Workshop on Machine Learning in Speech and Language Processing

September 13, 2016
San Francisco, CA, USA
Speaker: Herman Kamper (University of Edinburgh)

Title: Unsupervised speech recognition using acoustic word embeddings

Abstract:
In settings where only unlabelled speech data is available, unsupervised techniques are required to discover linguistic structure directly from the raw audio without transcriptions, pronunciation dictionaries, or language modelling text. In this talk, I will motivate why unsupervised, or *zero-resource*, speech processing is important. I will focus on the problems of segmenting and clustering unlabelled speech into word-like units, and will introduce our solution based on segmental modelling.
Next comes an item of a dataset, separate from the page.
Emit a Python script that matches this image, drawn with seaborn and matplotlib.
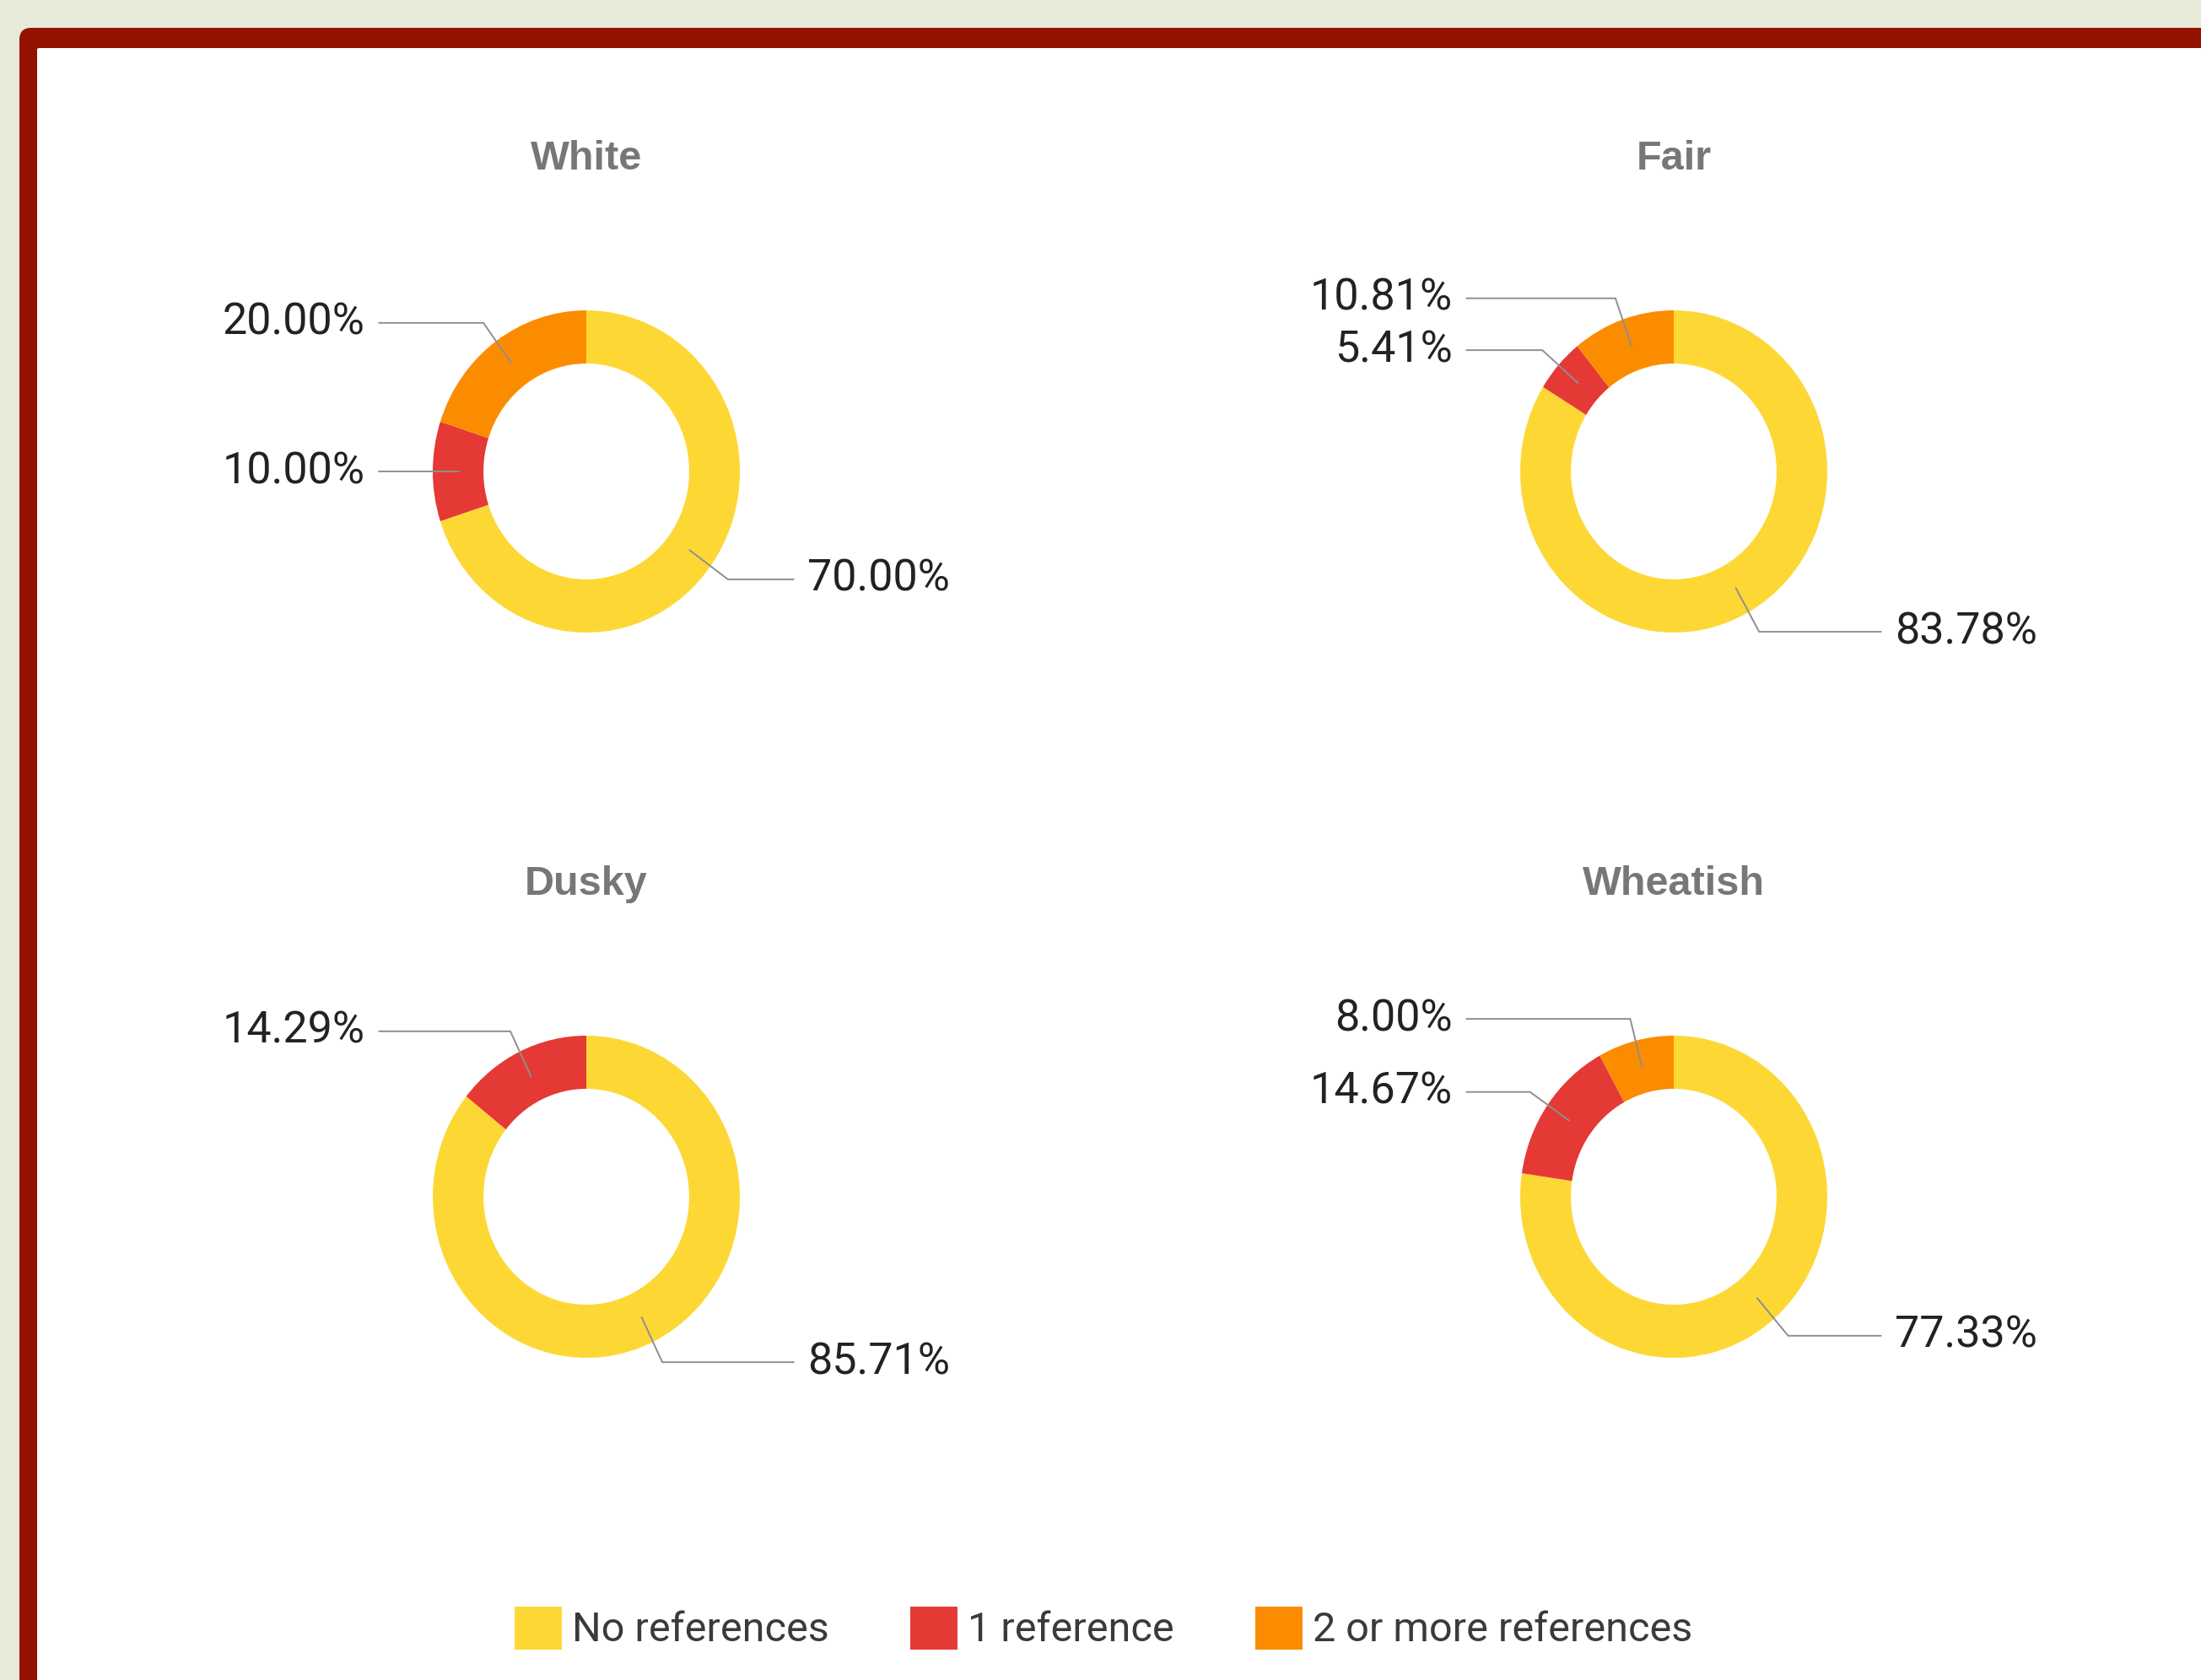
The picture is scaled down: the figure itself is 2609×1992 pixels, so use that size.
import numpy as np
import matplotlib.pyplot as plt
import seaborn as sns
from matplotlib.patches import FancyBboxPatch, Patch

# data
groups = ['White', 'Fair', 'Dusky', 'Wheatish']
categories = ['No references', '1 reference', '2 or more references']
no_refs = [70.00, 83.78, 85.71, 77.33]
one_ref = [10.00, 5.41, 14.29, 14.67]
two_plus = [20.00, 10.81, 0.00, 8.00]

colors = sns.color_palette(['#FDD835', '#E53935', '#FB8C00'])

sns.set_style('white')
plt.rcParams['font.family'] = ['Liberation Sans Narrow', 'Roboto', 'DejaVu Sans']

W, H = 2609, 1992
fig = plt.figure(figsize=(W / 100, H / 100), dpi=100)
fig.patch.set_facecolor('#E9E9DA')

# background frame (pixel coords)
bg = fig.add_axes([0, 0, 1, 1])
bg.set_xlim(0, W)
bg.set_ylim(H, 0)
bg.axis('off')
bg.add_patch(FancyBboxPatch((23, 33), 3000, 2500, boxstyle='round,pad=0,rounding_size=14',
                            facecolor='#941200', edgecolor='none'))
bg.add_patch(FancyBboxPatch((44, 57), 3000, 2500, boxstyle='round,pad=0,rounding_size=2',
                            facecolor='white', edgecolor='none'))

# donut centers and radii in pixels
centers = [(695, 559), (1984, 559), (695, 1419), (1984, 1419)]
rx, ry = 182, 191

for i, name in enumerate(groups):
    cx, cy = centers[i]
    ax = fig.add_axes([(cx - rx) / W, 1 - (cy + ry) / H, 2 * rx / W, 2 * ry / H])
    vals = [no_refs[i], one_ref[i], two_plus[i]]
    ax.pie(vals, colors=colors, startangle=90, counterclock=False, radius=1,
           wedgeprops=dict(width=0.33, linewidth=0))
    ax.set_aspect('auto')
    ax.set_xlim(-1, 1)
    ax.set_ylim(-1, 1)
    ax.axis('off')

    ax.text(0, 1.94, name, ha='center', va='center', fontsize=35, fontweight='bold',
            color='#777777', family=['Liberation Sans', 'DejaVu Sans'])

    # labels with leader lines
    cum = 0
    for v in vals:
        if v <= 0:
            continue
        theta = np.radians(360 * (cum + v / 2) / 100)
        cum += v
        sx, sy = np.sin(theta), np.cos(theta)
        side = 1 if sx >= 0 else -1
        p0 = (0.83 * sx, 0.83 * sy)
        p1 = (1.14 * sx, 1.14 * sy)
        p2 = (1.35 * side, p1[1])
        ax.plot([p0[0], p1[0], p2[0]], [p0[1], p1[1], p2[1]], color='#8f8f8f',
                linewidth=1.4, clip_on=False, solid_joinstyle='miter')
        ax.text(1.44 * side, p1[1], f'{v:.2f}%', ha='left' if side > 0 else 'right',
                va='center', fontsize=37.5, color='#222222', clip_on=False)

handles = [Patch(facecolor=c, edgecolor=c, linewidth=5, joinstyle='round') for c in colors]
fig.legend(handles, categories, loc='center', bbox_to_anchor=(0.502, 0.030), ncol=3,
           frameon=False, fontsize=35, handlelength=1.0, handleheight=1.0,
           handletextpad=0.33, columnspacing=2.05, labelcolor='#3a3a3a')

fig.savefig('out.png', dpi=100, facecolor=fig.get_facecolor())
In contrast to previous work, our Bayesian model represents whole words directly using a segmental representation referred to as *acoustic word embeddings*. The idea behind these embeddings is that an acoustic word segment (which can be of any duration) is mapped to a fixed-dimensional space in which distinct tokens of the same word lie close to each other. Such an approach can be useful, not only for unsupervised discovery, but also for other query-type speech tasks. I will describe our Bayesian model for unsupervised speech recognition, and review some methods for creating acoustic word embeddings, including own work which uses Siamese convolutional neural networks that are trained using weak pair-wise supervision.